Monday, July 23, 2012

Jonah Read-through

Today, still following the sequence of the MT, I take on Jonah.

Jonah is one of the most unique books in the bible, at least in the MP.  First, Jonah is what many scholars regard as a 'transitional prophet'.  What is meant by this is that Jonah, like the prophets of the classical era of Nathan, Samuel, Elijah, Elisha, etc., who spoke primarily to the kings (e.g., the representative heads of the people; here, the King of Nineveh) were also 'sign-prophets', and spoke directly with the Lord to receive their prophesy (not via vision, the normal mode of prophesy for the writing prophets).  But Jonah transitions by speaking directly to the people, as well.
Second, Jonah is a literary masterpiece!  I think it is widely agreed that Veggie Tales gets across the irony of Jonah's office contrasted with his obedience to God's call, the humor of how ridiculous Jonah acts; and the awkward cliff-hanger at the end of the book (VT does a good job debriefing the cliff-hanger also).
Finally, Israel is not mentioned in this narrative. Rather, it is a powerful gentile nation that is in focus and receiving the compassion of the Lord.  All these three observations make Jonah rather exceptional among the MPs.

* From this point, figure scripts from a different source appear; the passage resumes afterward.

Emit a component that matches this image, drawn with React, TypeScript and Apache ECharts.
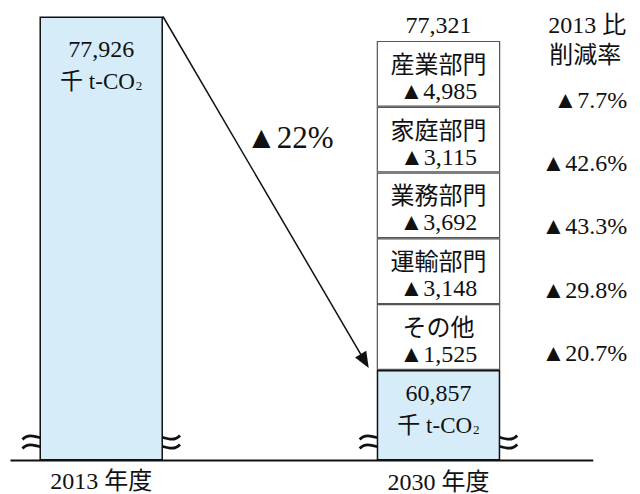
import React, { useEffect, useRef } from 'react';
import * as echarts from 'echarts';

// ---- data (千 t-CO2) ----
const years = ['2013 年度', '2030 年度'];
const baseEmissions = [77926, 60857];
const bauTotal2030 = 77321;
const sectors = ['産業部門', '家庭部門', '業務部門', '運輸部門', 'その他'];
const sectorReductions = [4985, 3115, 3692, 3148, 1525];
const sectorRates = [7.7, 42.6, 43.3, 29.8, 20.7];
const totalRate = 22;
const unitText = '千 t-CO';
const rateHeader = ['2013 比', '削減率'];

// ---- schematic (not to scale, broken axis) display heights ----
const barDisplay = [100, 20.4];
const sectorBoxDisplay = 14.82;

const FONT = '"Liberation Serif", "Noto Sans CJK JP", serif';
const fmt = (n: number) => n.toLocaleString('en-US');
const BAR_W = 123.5;

export default function App() {
  const ref = useRef<HTMLDivElement>(null);
  useEffect(() => {
    document.body.style.margin = '0';
    const chart = echarts.init(ref.current!, null, { renderer: 'svg' });

    const unitRich = {
      v: { fontSize: 24, lineHeight: 32, fontFamily: FONT, color: '#111' },
      u: { fontSize: 23, lineHeight: 32, fontFamily: FONT, color: '#111' },
      s: { fontSize: 13, lineHeight: 32, fontFamily: FONT, color: '#111', padding: [9, 0, 0, 1] },
    };

    const series: any[] = [
      {
        type: 'bar',
        name: '排出量',
        stack: 'total',
        barWidth: BAR_W,
        data: barDisplay.map((h, i) => ({ value: h, label: { distance: i === 0 ? 16.5 : 7.5 } })),
        itemStyle: { color: '#d6ecf9', borderColor: '#111', borderWidth: 1.5 },
        label: {
          show: true,
          position: 'insideTop',
          formatter: (p: any) => `{v|${fmt(baseEmissions[p.dataIndex])}}\n{u|${unitText}}{s|2}`,
          rich: unitRich,
        },
      },
    ];
    for (let i = sectors.length - 1; i >= 0; i--) {
      series.push({
        type: 'bar',
        name: sectors[i],
        stack: 'total',
        barWidth: BAR_W,
        data: ['-', sectorBoxDisplay],
        itemStyle: { color: '#ffffff', borderColor: '#555', borderWidth: 1.2 },
        label: {
          show: true,
          position: 'inside',
          offset: [0, 4],
          formatter: `{n|${sectors[i]}}\n{v|▲${fmt(sectorReductions[i])}}`,
          rich: {
            n: { fontSize: 24, lineHeight: 26, fontFamily: FONT, color: '#111' },
            v: { fontSize: 24, lineHeight: 26, fontFamily: FONT, color: '#111' },
          },
        },
      });
    }

    chart.setOption({
      animation: false,
      grid: { left: -67.4, width: 674.5, top: 16.5, bottom: 33.5, containLabel: false, outerBoundsMode: 'none' },
      xAxis: {
        type: 'category',
        data: [
          { value: years[0] },
          { value: years[1], textStyle: { padding: [1, 0, 0, 0] } },
        ],
        axisLine: { show: false },
        axisTick: { show: false },
        axisLabel: { fontSize: 24, color: '#111', fontFamily: FONT, margin: 8 },
      },
      yAxis: { type: 'value', min: 0, max: 100, show: false },
      series,
    });

    const px = (c: number, v: number) => chart.convertToPixel({ gridIndex: 0 }, [c, v]) as number[];
    const half = BAR_W / 2;
    const [x0, yTop0] = px(0, barDisplay[0]);
    const yBase = px(0, 0)[1];
    const [x1, yBlueTop] = px(1, barDisplay[1]);
    const stackTopVal = barDisplay[1] + sectorBoxDisplay * sectors.length;
    const yStackTop = px(1, stackTopVal)[1];

    const g: any[] = [];
    // baseline
    g.push({
      type: 'line', silent: true,
      shape: { x1: x0 - half - 29, y1: yBase, x2: x1 + half + 93, y2: yBase },
      style: { stroke: '#111', lineWidth: 2 },
    });
    // axis break marks (double waves) on every bar edge
    [x0 - half, x0 + half, x1 - half, x1 + half].forEach((cx) => {
      [yBase - 23, yBase - 14].forEach((yc) => {
        g.push({
          type: 'bezierCurve', silent: true,
          shape: { x1: cx - 17, y1: yc + 2, cpx1: cx - 7, cpy1: yc - 9, cpx2: cx + 7, cpy2: yc + 9, x2: cx + 17, y2: yc - 2 },
          style: { stroke: '#111', lineWidth: 2.8, fill: 'none' },
        });
      });
    });
    // arrow
    const sx = x0 + half, sy = yTop0;
    const ex = x1 - half - 8, ey = yBlueTop - 2;
    const L = Math.hypot(ex - sx, ey - sy);
    const dx = (ex - sx) / L, dy = (ey - sy) / L;
    const hl = 16, hw = 6.5;
    g.push({
      type: 'line', silent: true,
      shape: { x1: sx, y1: sy, x2: ex - dx * (hl - 2), y2: ey - dy * (hl - 2) },
      style: { stroke: '#111', lineWidth: 1.5 },
    });
    g.push({
      type: 'polygon', silent: true,
      shape: {
        points: [
          [ex, ey],
          [ex - dx * hl - dy * hw, ey - dy * hl + dx * hw],
          [ex - dx * hl + dy * hw, ey - dy * hl - dx * hw],
        ],
      },
      style: { fill: '#111' },
    });
    const t = 0.345;
    g.push({
      type: 'text', silent: true,
      x: sx + t * (ex - sx) + 12, y: sy + t * (ey - sy),
      style: { text: `▲${totalRate}%`, fontSize: 31, fontFamily: FONT, fill: '#111', align: 'left', verticalAlign: 'middle' },
    });
    // total above 2030 stack
    g.push({
      type: 'text', silent: true, x: x1, y: yStackTop - 16,
      style: { text: fmt(bauTotal2030), fontSize: 24, fontFamily: FONT, fill: '#111', align: 'center', verticalAlign: 'middle' },
    });
    // rate header
    g.push({
      type: 'text', silent: true, x: x1 + half + 87, y: yStackTop - 16,
      style: { text: rateHeader[0], fontSize: 24, fontFamily: FONT, fill: '#111', align: 'center', verticalAlign: 'middle' },
    });
    g.push({
      type: 'text', silent: true, x: x1 + half + 85, y: yStackTop + 14,
      style: { text: rateHeader[1], fontSize: 24, fontFamily: FONT, fill: '#111', align: 'center', verticalAlign: 'middle' },
    });
    // rates column (evenly spaced, slightly tighter than the boxes)
    const n = sectors.length;
    const segCenter = (i: number) =>
      px(1, barDisplay[1] + sectorBoxDisplay * (n - 1 - i) + sectorBoxDisplay / 2)[1];
    const rFirst = segCenter(0) + 26;
    const rLast = segCenter(n - 1) + 16;
    sectors.forEach((_, i) => {
      const yc = rFirst + ((rLast - rFirst) * i) / (n - 1);
      g.push({
        type: 'text', silent: true, x: x1 + half + 127, y: yc,
        style: { text: `▲${sectorRates[i].toFixed(1)}%`, fontSize: 24, fontFamily: FONT, fill: '#111', align: 'right', verticalAlign: 'middle' },
      });
    });

    chart.setOption({ graphic: g });
    return () => chart.dispose();
  }, []);
  return <div ref={ref} style={{ width: 640, height: 494 }} />;
}
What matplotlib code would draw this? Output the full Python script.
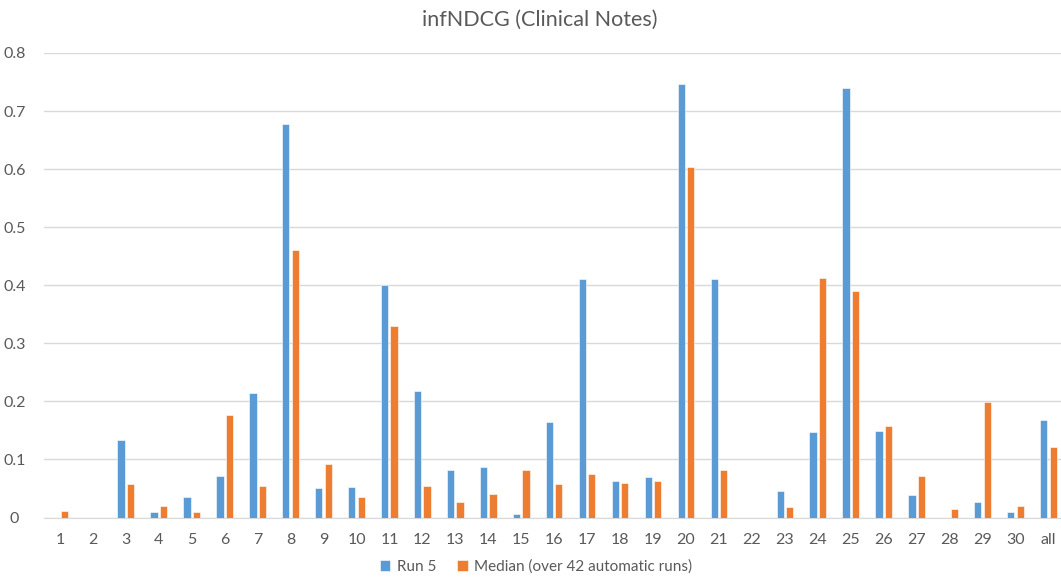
import matplotlib
matplotlib.use("Agg")
import matplotlib.pyplot as plt
import numpy as np

categories = [str(i) for i in range(1, 31)] + ["all"]
run5 = [0, 0, 0.133, 0.009, 0.036, 0.072, 0.215, 0.677, 0.050, 0.053,
        0.400, 0.218, 0.081, 0.087, 0.006, 0.165, 0.410, 0.063, 0.069, 0.747,
        0.410, 0, 0.046, 0.147, 0.740, 0.149, 0.039, 0, 0.027, 0.010, 0.168]
median = [0.011, 0, 0.057, 0.020, 0.010, 0.176, 0.054, 0.460, 0.093, 0.035,
          0.330, 0.054, 0.027, 0.041, 0.082, 0.058, 0.075, 0.059, 0.063, 0.603,
          0.081, 0, 0.018, 0.412, 0.390, 0.158, 0.072, 0.015, 0.199, 0.020, 0.122]
yticks = [0, 0.1, 0.2, 0.3, 0.4, 0.5, 0.6, 0.7, 0.8]
ytick_labels = ["0", "0.1", "0.2", "0.3", "0.4", "0.5", "0.6", "0.7", "0.8"]

plt.rcParams['font.family'] = ['Lato', 'DejaVu Sans']
fig = plt.figure(figsize=(10.61, 5.81), dpi=100)
ax = fig.add_axes([43.5/1061, 63.5/581, 1021.5/1061, 464.5/581])

x = np.arange(len(categories))
w = 0.22
ax.bar(x - 0.145, run5, w, color='#5B9BD5', edgecolor='white', linewidth=0.4, label='Run 5', zorder=3)
ax.bar(x + 0.14, median, w, color='#ED7D31', edgecolor='white', linewidth=0.4,
       label='Median (over 42 automatic runs)', zorder=3)

ax.set_xlim(-0.5, len(categories) - 0.5)
ax.set_ylim(0, 0.8)
ax.set_yticks(yticks)
ax.set_yticklabels(ytick_labels)
ax.set_xticks(x)
ax.set_xticklabels(categories)
ax.yaxis.grid(True, color='#d9d9d9', linewidth=1, zorder=0)
ax.set_axisbelow(True)
for s in ['top', 'right', 'left']:
    ax.spines[s].set_visible(False)
ax.spines['bottom'].set_color('#d9d9d9')
ax.tick_params(axis='both', length=0, labelsize=11.5, colors='#595959')
ax.tick_params(axis='x', pad=11)
ax.tick_params(axis='y', pad=21)
for lab in ax.get_yticklabels():
    lab.set_horizontalalignment('center')

fig.text(540/1061, 1 - 20/581, 'infNDCG (Clinical Notes)', ha='center', va='center',
         fontsize=15.5, color='#595959')
leg = fig.legend(loc='center', bbox_to_anchor=(536/1061, 1 - 567/581), ncol=2, frameon=False,
                 fontsize=11, handlelength=0.7, handleheight=0.7, columnspacing=1.4,
                 handletextpad=0.4)
for t in leg.get_texts():
    t.set_color('#595959')

fig.savefig('out.png', dpi=100)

Jonah is our earliest chronologically speaking of the MPs.  His career was during the 8th century BC; during the reign of Jeroboam II, and though Jeroboam II did what was evil in the eyes of the Lord (2 Kings 14:24), he did push the boundaries of Israel further than his father, to the place they were during the reign of David and Solomon - this due to the Lord's compassionate relief (2 Kings 13:4, 23) of the Aramean oppression Israel had been subject to due to their former sins (2 Kings 13:3).  BUT, Israel was still a wayward people who had forgot their mission in the world.

The main themes of Jonah consist of:

1) God is sovereign over man and nature: “and he appointed” (1:4, great wind over the sea; 1:17 God appointed a fish; God commanded the fish, 2:10; 4:6,7 God appointed a plant and worm).
2  God is compassionate: in relation to “ra’a” - evil (i.e., towards Jonah in his selfishness, 4:10; towards the Ninevites when they repent, 3:10).  God will relent at repentance, because he still cares for His people (all His creature (cows too?), not just Israel).
3) God is still on mission to the Gentiles even if Israel has forgotten this as their mission.

I see the major application of Jonah, off-the-cuff, to be that we should seek the Lord in repentance of our evil (ra'ah), but always realizing this is in a larger scope of God's world mission.  God's welcomes our repentance in His compassion, so that we can refocus on His Kingdom.  

"You pity the plant, for which you did not labor, nor did you make it grow, which came into being in a night and perished in a night.  And should not I pity Nineveh, that great city, in which there are more than 120,000 persons who do not know their right from their left, and also much cattle?"  Jonah 4:10-11.